The big, national religion story of the past 24 hours involves the indictment of a Roman Catholic bishop in Missouri.
The top of today’s front-page New York Times story:
KANSAS CITY, Mo. — A bishop in the Roman Catholic Church has been indicted for failure to report suspected child abuse, the first time in the 25-year history of the church’s sex abuse scandals that the leader of an American diocese has been held criminally liable for the behavior of a priest he supervised.
The indictment of the bishop, Robert W. Finn, and the Diocese of Kansas City-St. Joseph by a county grand jury was announced on Friday. Each was charged with one misdemeanor count involving a priest accused of taking pornographic photographs of girls as recently as this year. They pleaded not guilty.
The case caused an uproar among Catholics in Kansas City this year when Bishop Finn acknowledged that he knew of the photographs last December but did not turn them over to the police until May. During that time, the priest, the Rev. Shawn Ratigan, is said to have continued to attend church events with children, and took lewd photographs of another young girl.
I am not an expert on the Catholic Church’s sex abuse scandals. But, to me, the NY Times coverage seems pretty straightforward (with one major hitch). In fact, the use of passive verbs up high — “has been” twice in the first paragraph and “was” twice in the second — adds to the element of simply reporting the facts. That’s opposed to active verbs that might seem (rightly or wrongly) aimed at dramatizing the story.
From a journalistic perspective, I do worry about the terminology “is said to have” as it relates to the allegations against Ratigan. “Is said to have” by whom? Who’s the actual named source making that claim?
Contrast the NY Times’ lede with that of the Los Angeles Times’ story (which did not appear on the front page):
In charging the bishop of Kansas City with failure to report child abuse, prosecutors in Missouri have done something unprecedented in the long, troubling saga of the sexual abuse scandal in the U.S. Roman Catholic Church: hold a member of the church hierarchy criminally accountable for the alleged crimes of a priest.
What remains to be seen is whether the indictment of Bishop Robert Finn will be an isolated event or will encourage prosecutors elsewhere to investigate allegations of coverup against members of the church leadership.
At first glance, the LA Times approach read more like the intro to an editorial than a straightforward news story. Then again, the language is blunt and accurate. Can anyone argue that the scandal has not been long and troubling?
With these kinds of stories, I generally believe news organizations do best to strip the language to the bare essentials. Let the facts tell the story, not the reporter’s — or news organization’s — opinions.
But news stories can take simplicity too far.

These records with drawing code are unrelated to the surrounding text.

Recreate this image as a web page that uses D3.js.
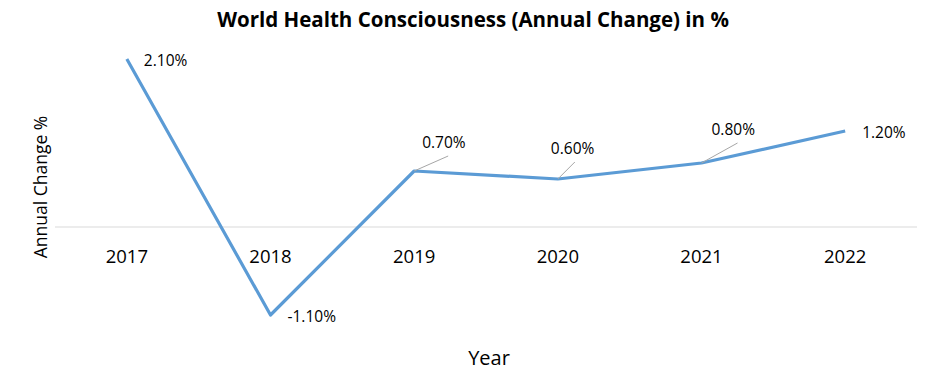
<!DOCTYPE html>
<html>
<head>
<meta charset="utf-8">
<script src="https://cdn.jsdelivr.net/npm/d3@7"></script>
<style>
  body { margin: 0; background: #fff; }
  text { font-family: "Open Sans", "Noto Sans", sans-serif; }
</style>
</head>
<body>
<svg id="chart" width="941" height="377"></svg>
<script>
const years = ["2017", "2018", "2019", "2020", "2021", "2022"];
const changes = [2.1, -1.1, 0.7, 0.6, 0.8, 1.2];
const labels = ["2.10%", "-1.10%", "0.70%", "0.60%", "0.80%", "1.20%"];
// label offsets from the point, and whether a leader line is drawn
const labelDx = [17, 17, 8, -7, 10, 17];
const labelDy = [2, 2, -28, -30, -33, 2];
const leader = [false, false, true, true, true, false];

const svg = d3.select("#chart");
const width = +svg.attr("width");
const height = +svg.attr("height");

const x = d3.scaleBand()
    .domain(years)
    .range([55, 917]);

const y = d3.scaleLinear()
    .domain([-1.5, 2.5])
    .range([347, 27]);

const data = years.map((d, i) => ({year: d, value: changes[i], label: labels[i], i: i}));

// zero line
svg.append("line")
    .attr("x1", x.range()[0])
    .attr("x2", x.range()[1])
    .attr("y1", y(0))
    .attr("y2", y(0))
    .attr("stroke", "#d9d9d9")
    .attr("stroke-width", 1);

// category labels just under the zero line
svg.selectAll(".tick-label")
    .data(years)
    .join("text")
    .attr("class", "tick-label")
    .attr("x", d => x(d) + x.bandwidth() / 2)
    .attr("y", y(0) + 36)
    .attr("text-anchor", "middle")
    .style("font-size", "18.5px")
    .style("fill", "#000")
    .text(d => d);

const line = d3.line()
    .x(d => x(d.year) + x.bandwidth() / 2)
    .y(d => y(d.value));

svg.append("path")
    .datum(data)
    .attr("d", line)
    .attr("fill", "none")
    .attr("stroke", "#5b9bd5")
    .attr("stroke-width", 3.2)
    .attr("stroke-linejoin", "round");

// leader lines
svg.selectAll(".leader")
    .data(data.filter(d => leader[d.i]))
    .join("line")
    .attr("class", "leader")
    .attr("x1", d => x(d.year) + x.bandwidth() / 2)
    .attr("y1", d => y(d.value))
    .attr("x2", d => x(d.year) + x.bandwidth() / 2 + labelDx[d.i] + (d.i === 3 ? 24 : 26))
    .attr("y2", d => y(d.value) + labelDy[d.i] + 13)
    .attr("stroke", "#a6a6a6")
    .attr("stroke-width", 1);

svg.selectAll(".data-label")
    .data(data)
    .join("text")
    .attr("class", "data-label")
    .attr("x", d => x(d.year) + x.bandwidth() / 2 + labelDx[d.i])
    .attr("y", d => y(d.value) + labelDy[d.i])
    .attr("dy", "0.35em")
    .style("font-size", "15.5px")
    .style("fill", "#000")
    .text(d => d.label);

svg.append("text")
    .attr("x", 473)
    .attr("y", 27)
    .attr("text-anchor", "middle")
    .style("font-size", "20.5px")
    .style("font-weight", "bold")
    .text("World Health Consciousness (Annual Change) in %");

svg.append("text")
    .attr("transform", `translate(47, ${y(0) - 40}) rotate(-90)`)
    .attr("text-anchor", "middle")
    .style("font-size", "17.5px")
    .text("Annual Change %");

svg.append("text")
    .attr("x", 489)
    .attr("y", 365)
    .attr("text-anchor", "middle")
    .style("font-size", "20px")
    .text("Year");
</script>
</body>
</html>
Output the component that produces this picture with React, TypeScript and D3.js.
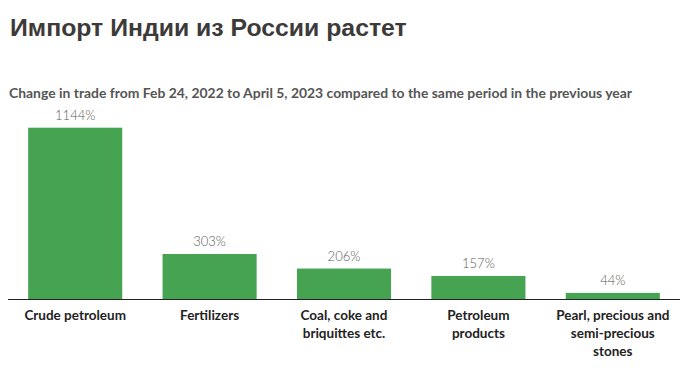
import React from "react";
import * as d3 from "d3";

const categories = [
  "Crude petroleum",
  "Fertilizers",
  "Coal, coke and briquittes etc.",
  "Petroleum products",
  "Pearl, precious and semi-precious stones",
];
const categoryLines = [
  ["Crude petroleum"],
  ["Fertilizers"],
  ["Coal, coke and", "briquittes etc."],
  ["Petroleum", "products"],
  ["Pearl, precious and", "semi-precious", "stones"],
];
const values = [1144, 303, 206, 157, 44];
const valueLabels = ["1144%", "303%", "206%", "157%", "44%"];

const title = "Импорт Индии из России растет";
const subtitle =
  "Change in trade from Feb 24, 2022 to April 5, 2023 compared to the same period in the previous year";

export default function App() {
  const W = 699;
  const H = 377;
  const x0 = 8;
  const x1 = 680;
  const baseY = 299.5;
  const topY = 127.7;

  const x = d3
    .scaleBand<string>()
    .domain(categories)
    .range([x0, x1])
    .paddingInner(0.3)
    .paddingOuter(0.15);
  const y = d3.scaleLinear().domain([0, 1144]).range([baseY, topY]);

  return (
    <svg
      width={W}
      height={H}
      style={{ position: "absolute", left: 0, top: 0, background: "#fff" }}
    >
      <text
        x={10}
        y={36}
        fontFamily="'Liberation Sans', Arial, sans-serif"
        fontWeight={700}
        fontSize={24.8}
        fill="#3d3a3a"
      >
        {title}
      </text>
      <text
        x={9}
        y={98}
        fontFamily="Lato, 'Open Sans', sans-serif"
        fontWeight={700}
        fontSize={14}
        fill="#555"
        textLength={623}
        lengthAdjust="spacingAndGlyphs"
      >
        {subtitle}
      </text>
      {categories.map((c, i) => {
        const bx = x(c)!;
        const by = y(values[i]);
        return (
          <g key={c}>
            <rect
              x={bx}
              y={by}
              width={x.bandwidth()}
              height={baseY - by}
              fill="#46a352"
            />
            <text
              x={bx + x.bandwidth() / 2}
              y={by - 8}
              textAnchor="middle"
              fontFamily="Lato, 'Open Sans', sans-serif"
              fontWeight={300}
              fontSize={13}
              fill="#5a5a5a"
            >
              {valueLabels[i]}
            </text>
            {categoryLines[i].map((ln, j) => (
              <text
                key={j}
                x={bx + x.bandwidth() / 2}
                y={320 + j * 18}
                textAnchor="middle"
                fontFamily="Lato, 'Open Sans', sans-serif"
                fontWeight={700}
                fontSize={13.5}
                fill="#222"
              >
                {ln}
              </text>
            ))}
          </g>
        );
      })}
      <line x1={x0} x2={x1} y1={baseY} y2={baseY} stroke="#222" strokeWidth={1.2} />
    </svg>
  );
}
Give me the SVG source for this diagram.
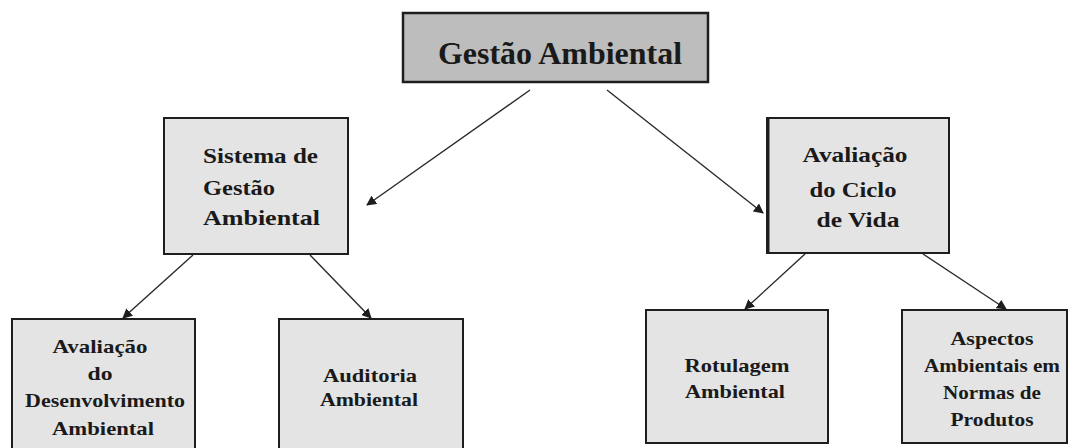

In the NY Times report, a graf near the end left me wanting more information, or less information, or something:
The case has generated fury at the bishop, a staunch theological conservative who was already a polarizing figure in his diocese. Since the Ratigan case came to light, there have been widespread calls for him to resign.
What does the bishop’s theological stance have to do with the case? After all, “liberal” bishops have found themselves caught up in this scandal, as well. There’s been enough sin in this story to taint a wide spectrum of Catholic leaders.
Over at his American Conservative blog, Rod “friend of this blog” Dreher points out:
Note well that Bishop Finn is a member of the conservative prelature Opus Dei. You cannot tell who is going to be a good or a bad bishop on this issue by whether or not they are faithful to the Magisterium. Depressing. Infuriating.
Also, who has called for Finn to resign? Who are his critics (since all bishops have critics)? If this left-right angle is going to be pulled into the story, the reader needs specifics. This vagueness hurts the story.
For perhaps the most in-depth coverage, the the Kansas City Star is the place to look. It’s interesting that the local newspaper does not take a shot at the bishop’s theology, while the NY Times does.
The Star reports the facts while looking to local and national sources to help put the case in perspective. Along with familiar sources on this issue (do the names Sipe and Clohessy ring a bell?), the Kansas City paper quotes local parishioners. Some even defend the bishop.
“The man may have been guilty of incompetence and negligence, but I do not see him as a criminal,” said Matthew Copple of Gladstone, whose child attends St. Patrick School, where Ratigan once served as pastor. “That seems wrong to me. Let’s punish the people who committed the deed. I don’t see the need for the bishop to have a criminal record or be guilty of a crime.”
Others disagree and that’s the point. There are a number of voices to follow here and a liberal vs. conservative news framework is just too simplistic.